«Cuando tu pueblo peque contra ti y tú lo aflijas cerrando el cielo para que no llueva, si luego ellos oran en este lugar y honran tu nombre y se arrepienten de su pecado, óyelos tú desde el cielo y perdona el pecado de tus siervos, de tu pueblo Israel.
Guíalos para que sigan el buen camino, y envía la lluvia sobre esta tierra, que es tuya, pues tú se la diste a tu pueblo por herencia» (2 Crónicas 6:26–27).
Hay un límite para nuestras aflicciones.

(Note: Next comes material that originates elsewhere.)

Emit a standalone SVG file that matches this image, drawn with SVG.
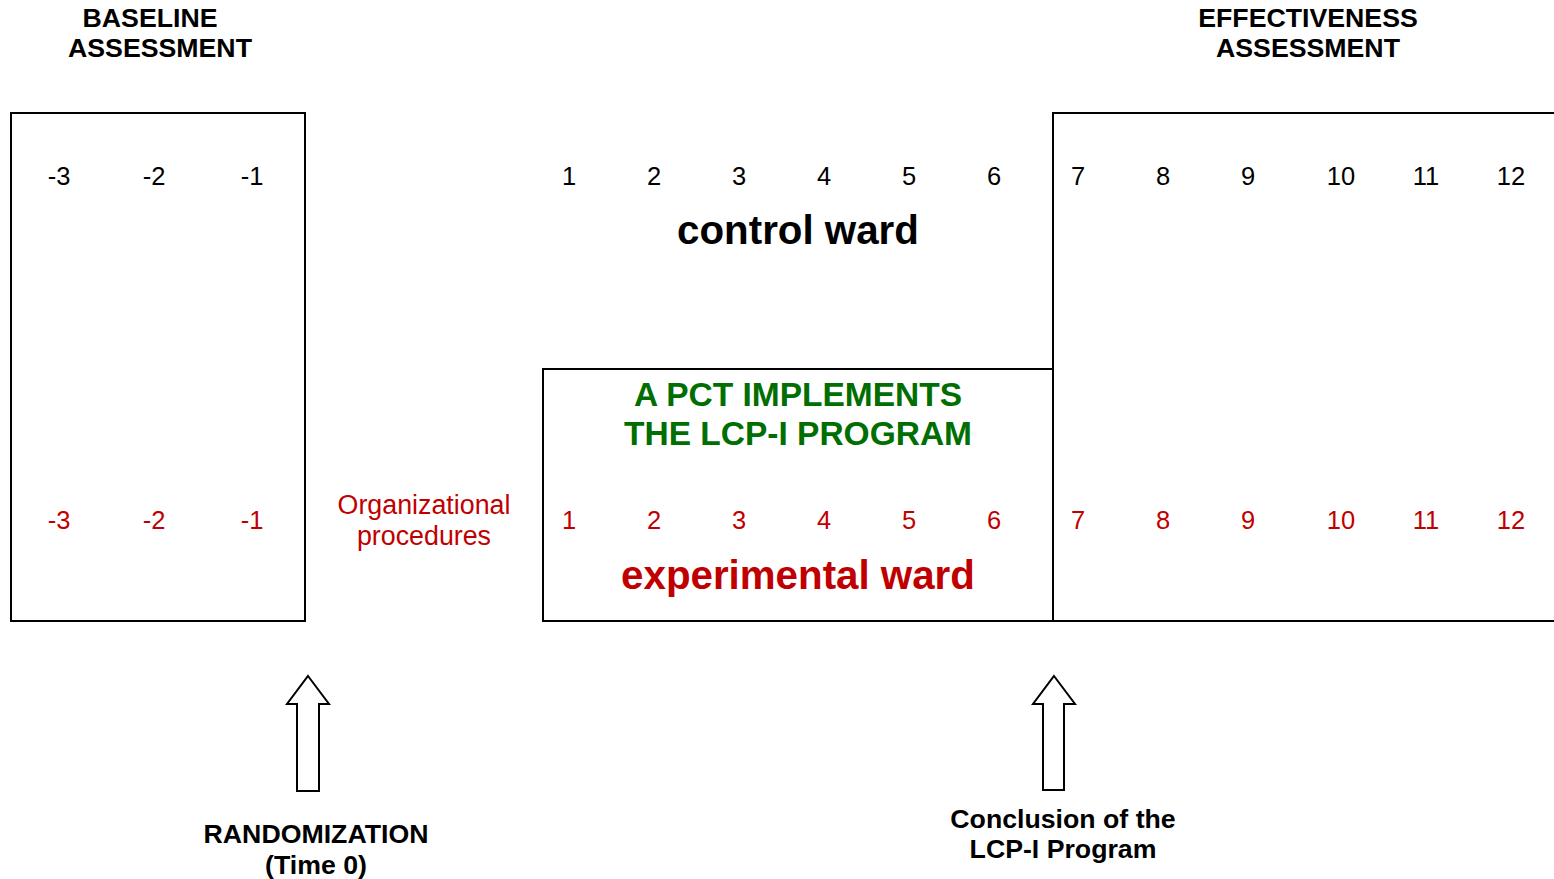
<svg xmlns="http://www.w3.org/2000/svg" width="1554" height="879" viewBox="0 0 1554 879">
<style>
.box{fill:none;stroke:#000;stroke-width:2}
.arr{fill:#fff;stroke:#000;stroke-width:2;stroke-linejoin:miter}
text{font-family:"Liberation Sans",Arial,sans-serif;text-anchor:middle}
.h{font-size:26.7px;font-weight:bold;fill:#000}
.n{font-size:25.5px;fill:#000}
.r{font-size:25.5px;fill:#c00000}
.g{font-size:33.5px;font-weight:bold;fill:#006e00}
.w{font-size:40.3px;font-weight:bold}
.o{font-size:26.8px;fill:#c00000}
</style>
<rect width="1554" height="879" fill="#fff"/>
<g id="baseline-heading">
<text class="h" x="150" y="27">BASELINE</text>
<text class="h" x="160" y="57">ASSESSMENT</text>
</g>
<g id="effectiveness-heading">
<text class="h" x="1308" y="27">EFFECTIVENESS</text>
<text class="h" x="1308" y="57">ASSESSMENT</text>
</g>
<g id="baseline-box">
<rect class="box" x="11" y="113" width="294" height="508"/>
<text class="n" x="59" y="185">-3</text>
<text class="n" x="154" y="185">-2</text>
<text class="n" x="252" y="185">-1</text>
<text class="r" x="59" y="529">-3</text>
<text class="r" x="154" y="529">-2</text>
<text class="r" x="252" y="529">-1</text>
</g>
<g id="organizational">
<text class="o" x="424" y="514">Organizational</text>
<text class="o" x="424" y="545">procedures</text>
</g>
<g id="control-ward">
<text class="n" x="569" y="185">1</text>
<text class="n" x="654" y="185">2</text>
<text class="n" x="739" y="185">3</text>
<text class="n" x="824" y="185">4</text>
<text class="n" x="909" y="185">5</text>
<text class="n" x="994" y="185">6</text>
<text class="w" x="798" y="244" fill="#000">control ward</text>
</g>
<g id="experimental-box">
<rect class="box" x="543" y="369" width="510" height="252"/>
<text class="g" x="798" y="406">A PCT IMPLEMENTS</text>
<text class="g" x="798" y="445">THE LCP-I PROGRAM</text>
<text class="r" x="569" y="529">1</text>
<text class="r" x="654" y="529">2</text>
<text class="r" x="739" y="529">3</text>
<text class="r" x="824" y="529">4</text>
<text class="r" x="909" y="529">5</text>
<text class="r" x="994" y="529">6</text>
<text class="w" x="798" y="589" fill="#c00000">experimental ward</text>
</g>
<g id="effectiveness-box">
<path class="box" d="M1555,113 H1053 V621 H1555"/>
<text class="n" x="1078" y="185">7</text>
<text class="n" x="1163" y="185">8</text>
<text class="n" x="1248" y="185">9</text>
<text class="n" x="1341" y="185">10</text>
<text class="n" x="1426" y="185">11</text>
<text class="n" x="1511" y="185">12</text>
<text class="r" x="1078" y="529">7</text>
<text class="r" x="1163" y="529">8</text>
<text class="r" x="1248" y="529">9</text>
<text class="r" x="1341" y="529">10</text>
<text class="r" x="1426" y="529">11</text>
<text class="r" x="1511" y="529">12</text>
</g>
<g id="connectors">
<polygon class="arr" points="308,676 329,704 319,704 319,791 297,791 297,704 287,704"/>
<polygon class="arr" points="1054,676 1075,704 1064,704 1064,790 1043,790 1043,704 1033,704"/>
</g>
<g id="randomization">
<text class="h" x="316" y="843">RANDOMIZATION</text>
<text class="h" x="316" y="874">(Time 0)</text>
</g>
<g id="conclusion">
<text class="h" x="1063" y="828">Conclusion of the</text>
<text class="h" x="1063" y="858">LCP-I Program</text>
</g>
</svg>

Dios las manda y luego las quita. ¿Se queja usted, diciendo: «¿Cuándo se acabará esto?»… Nuestro Padre alejará la vara de nosotros cuando su propósito en usarla se haya cumplido plenamente.
Si la aflicción viene para probar que nuestras palabras glorificarán a Dios, se acabará una vez que haya conseguido que le ofrezcamos alabanza y honra. De hecho, no querríamos que nuestras pruebas se fueran mientras no sea Dios quien quite de nosotros toda honra y honor que debemos rendirle a él.
Hoy todo puede estar «completamente tranquilo» (Mateo 8:26). ¿Pero quién sabe si muy pronto un oleaje furioso puede cambiar el aspecto de aquel mar de cristal con gaviotas meciéndose en el suave oleaje?
… Para el Señor no es difícil transformar la noche en día. Él, que es quien envía las nubes, puede fácilmente despejar los cielos. Animémonos: las cosas serán mejores adelante en el camino. Cantemos alabanzas a Dios en anticipación de las cosas que están por venir.